What you are asked to do - Quote word for word the lines below, beginning with the first and ending with the one that has "import numpy as np". Drop the pictures.

--- Start of Records provided ---

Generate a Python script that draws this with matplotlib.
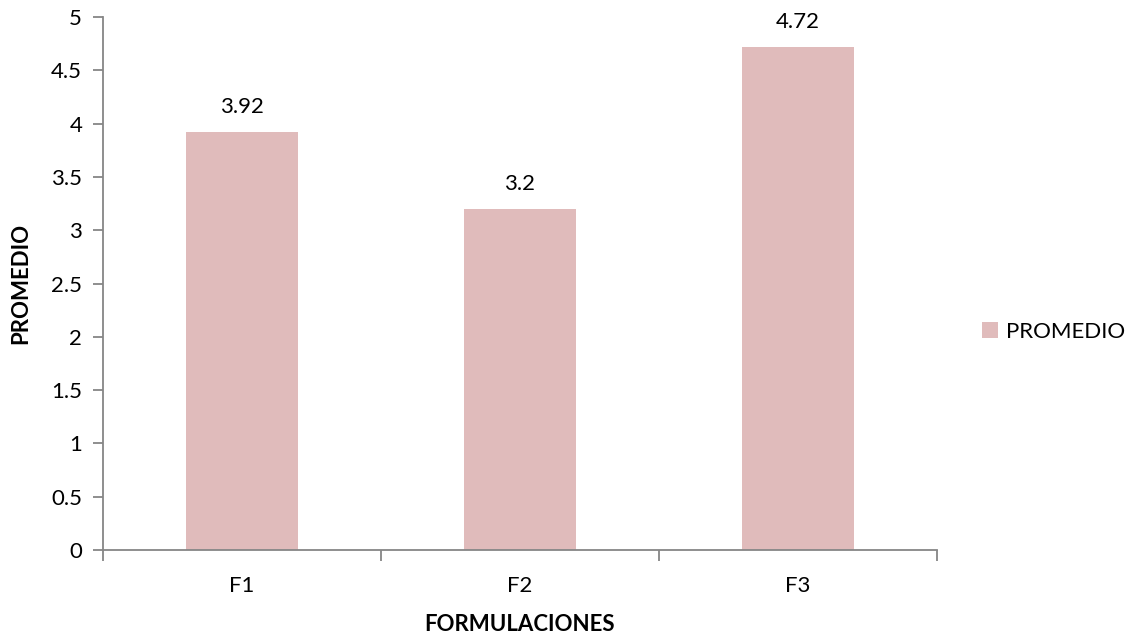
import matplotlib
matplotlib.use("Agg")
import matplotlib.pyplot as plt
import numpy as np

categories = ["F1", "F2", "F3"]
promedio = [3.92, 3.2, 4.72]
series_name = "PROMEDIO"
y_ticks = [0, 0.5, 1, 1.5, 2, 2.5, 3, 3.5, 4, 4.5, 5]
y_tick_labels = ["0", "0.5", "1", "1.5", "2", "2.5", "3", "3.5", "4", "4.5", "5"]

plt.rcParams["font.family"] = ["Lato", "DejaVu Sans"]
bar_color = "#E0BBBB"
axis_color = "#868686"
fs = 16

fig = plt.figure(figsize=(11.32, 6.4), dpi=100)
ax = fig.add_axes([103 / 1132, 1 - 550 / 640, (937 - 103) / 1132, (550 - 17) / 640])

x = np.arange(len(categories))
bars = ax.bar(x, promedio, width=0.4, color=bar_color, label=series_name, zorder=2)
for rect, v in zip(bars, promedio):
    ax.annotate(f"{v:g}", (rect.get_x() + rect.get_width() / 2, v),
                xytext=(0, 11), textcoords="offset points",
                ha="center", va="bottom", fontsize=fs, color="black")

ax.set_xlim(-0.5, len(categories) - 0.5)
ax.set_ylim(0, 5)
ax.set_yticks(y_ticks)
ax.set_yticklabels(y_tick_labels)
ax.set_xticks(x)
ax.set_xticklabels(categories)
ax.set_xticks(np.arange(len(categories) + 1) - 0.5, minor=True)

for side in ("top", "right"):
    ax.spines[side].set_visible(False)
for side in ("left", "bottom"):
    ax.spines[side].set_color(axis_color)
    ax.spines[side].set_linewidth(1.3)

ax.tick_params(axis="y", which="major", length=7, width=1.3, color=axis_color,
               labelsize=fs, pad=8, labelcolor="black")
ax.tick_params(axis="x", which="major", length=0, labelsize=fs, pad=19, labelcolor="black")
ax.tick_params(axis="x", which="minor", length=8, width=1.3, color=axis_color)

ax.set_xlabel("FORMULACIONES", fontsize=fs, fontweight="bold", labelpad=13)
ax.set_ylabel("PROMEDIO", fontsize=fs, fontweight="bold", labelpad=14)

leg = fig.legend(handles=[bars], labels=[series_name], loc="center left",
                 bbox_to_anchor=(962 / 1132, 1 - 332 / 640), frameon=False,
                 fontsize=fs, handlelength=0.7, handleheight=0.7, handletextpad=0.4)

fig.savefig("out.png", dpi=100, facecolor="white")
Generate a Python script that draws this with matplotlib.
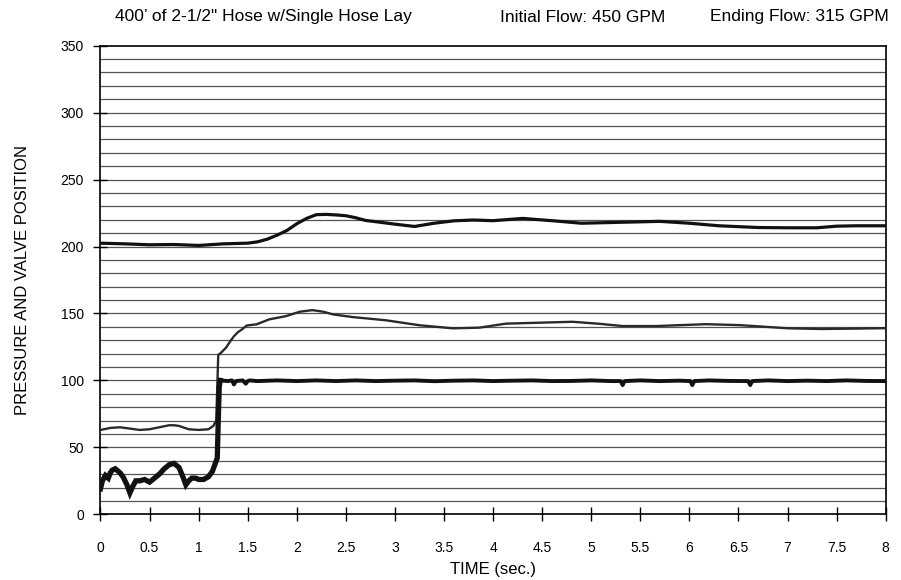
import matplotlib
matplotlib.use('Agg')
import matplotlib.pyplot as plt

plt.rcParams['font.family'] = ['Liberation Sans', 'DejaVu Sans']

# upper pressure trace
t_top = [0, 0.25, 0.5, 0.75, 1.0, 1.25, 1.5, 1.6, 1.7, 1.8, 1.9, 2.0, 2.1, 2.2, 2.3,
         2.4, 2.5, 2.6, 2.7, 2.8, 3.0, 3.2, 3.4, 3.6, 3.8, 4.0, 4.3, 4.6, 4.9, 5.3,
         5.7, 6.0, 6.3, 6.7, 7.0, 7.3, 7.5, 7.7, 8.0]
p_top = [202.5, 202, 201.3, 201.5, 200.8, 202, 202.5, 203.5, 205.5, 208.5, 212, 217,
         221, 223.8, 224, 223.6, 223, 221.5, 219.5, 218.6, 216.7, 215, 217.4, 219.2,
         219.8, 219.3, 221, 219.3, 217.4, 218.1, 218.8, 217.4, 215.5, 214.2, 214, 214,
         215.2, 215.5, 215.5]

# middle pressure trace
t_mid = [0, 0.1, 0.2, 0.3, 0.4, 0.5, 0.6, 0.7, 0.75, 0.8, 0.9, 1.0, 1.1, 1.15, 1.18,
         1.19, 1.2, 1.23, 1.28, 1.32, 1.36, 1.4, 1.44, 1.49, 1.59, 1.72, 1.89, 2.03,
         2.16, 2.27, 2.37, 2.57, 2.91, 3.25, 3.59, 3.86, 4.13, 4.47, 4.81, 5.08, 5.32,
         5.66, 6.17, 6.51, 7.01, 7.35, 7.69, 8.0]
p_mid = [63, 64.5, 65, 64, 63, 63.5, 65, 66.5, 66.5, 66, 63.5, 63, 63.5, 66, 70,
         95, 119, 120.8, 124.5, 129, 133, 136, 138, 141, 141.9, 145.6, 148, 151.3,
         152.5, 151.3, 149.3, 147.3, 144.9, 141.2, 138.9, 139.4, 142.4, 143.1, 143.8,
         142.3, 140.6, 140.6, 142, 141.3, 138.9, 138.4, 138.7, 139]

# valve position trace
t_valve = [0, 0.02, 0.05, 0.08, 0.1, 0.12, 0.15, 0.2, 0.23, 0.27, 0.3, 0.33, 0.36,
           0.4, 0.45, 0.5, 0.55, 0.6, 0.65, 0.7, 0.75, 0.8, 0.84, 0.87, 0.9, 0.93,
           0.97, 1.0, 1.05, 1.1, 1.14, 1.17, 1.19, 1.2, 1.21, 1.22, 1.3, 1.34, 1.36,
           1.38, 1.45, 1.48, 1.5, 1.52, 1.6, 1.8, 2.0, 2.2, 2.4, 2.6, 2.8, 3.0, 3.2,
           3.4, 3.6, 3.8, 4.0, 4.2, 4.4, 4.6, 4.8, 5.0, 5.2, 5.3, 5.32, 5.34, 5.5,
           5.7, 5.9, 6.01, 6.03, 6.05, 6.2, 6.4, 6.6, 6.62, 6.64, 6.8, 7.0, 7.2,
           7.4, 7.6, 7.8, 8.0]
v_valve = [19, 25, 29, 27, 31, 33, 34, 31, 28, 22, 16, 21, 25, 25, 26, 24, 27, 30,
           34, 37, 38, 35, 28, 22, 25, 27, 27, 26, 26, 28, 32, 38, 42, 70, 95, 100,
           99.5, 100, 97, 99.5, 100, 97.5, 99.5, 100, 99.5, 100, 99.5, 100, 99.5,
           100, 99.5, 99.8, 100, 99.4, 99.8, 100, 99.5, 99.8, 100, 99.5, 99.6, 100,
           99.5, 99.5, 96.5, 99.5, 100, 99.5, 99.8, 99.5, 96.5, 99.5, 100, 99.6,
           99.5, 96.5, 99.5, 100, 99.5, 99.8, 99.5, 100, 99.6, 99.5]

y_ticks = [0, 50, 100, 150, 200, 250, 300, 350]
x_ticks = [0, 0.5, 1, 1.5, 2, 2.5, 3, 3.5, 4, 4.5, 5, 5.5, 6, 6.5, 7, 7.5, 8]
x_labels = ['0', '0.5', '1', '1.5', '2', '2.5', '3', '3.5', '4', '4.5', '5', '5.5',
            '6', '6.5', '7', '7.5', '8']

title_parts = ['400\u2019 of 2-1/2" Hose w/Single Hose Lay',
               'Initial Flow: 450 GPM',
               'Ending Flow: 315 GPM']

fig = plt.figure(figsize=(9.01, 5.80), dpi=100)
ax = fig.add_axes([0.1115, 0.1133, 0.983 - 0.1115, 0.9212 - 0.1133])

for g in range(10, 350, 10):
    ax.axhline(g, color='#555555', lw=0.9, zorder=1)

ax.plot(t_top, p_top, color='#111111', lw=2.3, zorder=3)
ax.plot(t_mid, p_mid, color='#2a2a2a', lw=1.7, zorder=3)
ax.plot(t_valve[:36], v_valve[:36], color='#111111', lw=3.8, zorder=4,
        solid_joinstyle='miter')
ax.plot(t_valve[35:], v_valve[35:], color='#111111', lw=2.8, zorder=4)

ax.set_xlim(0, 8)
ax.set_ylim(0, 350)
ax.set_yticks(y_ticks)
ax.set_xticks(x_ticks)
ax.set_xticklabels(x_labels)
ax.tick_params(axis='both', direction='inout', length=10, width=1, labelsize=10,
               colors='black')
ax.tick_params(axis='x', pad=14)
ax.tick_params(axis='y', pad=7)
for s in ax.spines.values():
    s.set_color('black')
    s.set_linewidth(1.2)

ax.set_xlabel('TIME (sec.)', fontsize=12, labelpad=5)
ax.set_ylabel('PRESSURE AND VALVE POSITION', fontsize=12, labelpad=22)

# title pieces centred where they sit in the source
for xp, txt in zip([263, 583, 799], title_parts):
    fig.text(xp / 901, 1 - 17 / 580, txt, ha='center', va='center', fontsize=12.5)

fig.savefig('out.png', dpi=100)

--- End of Records provided ---

Solution -
Generate a Python script that draws this with matplotlib.
import matplotlib
matplotlib.use("Agg")
import matplotlib.pyplot as plt
import numpy as np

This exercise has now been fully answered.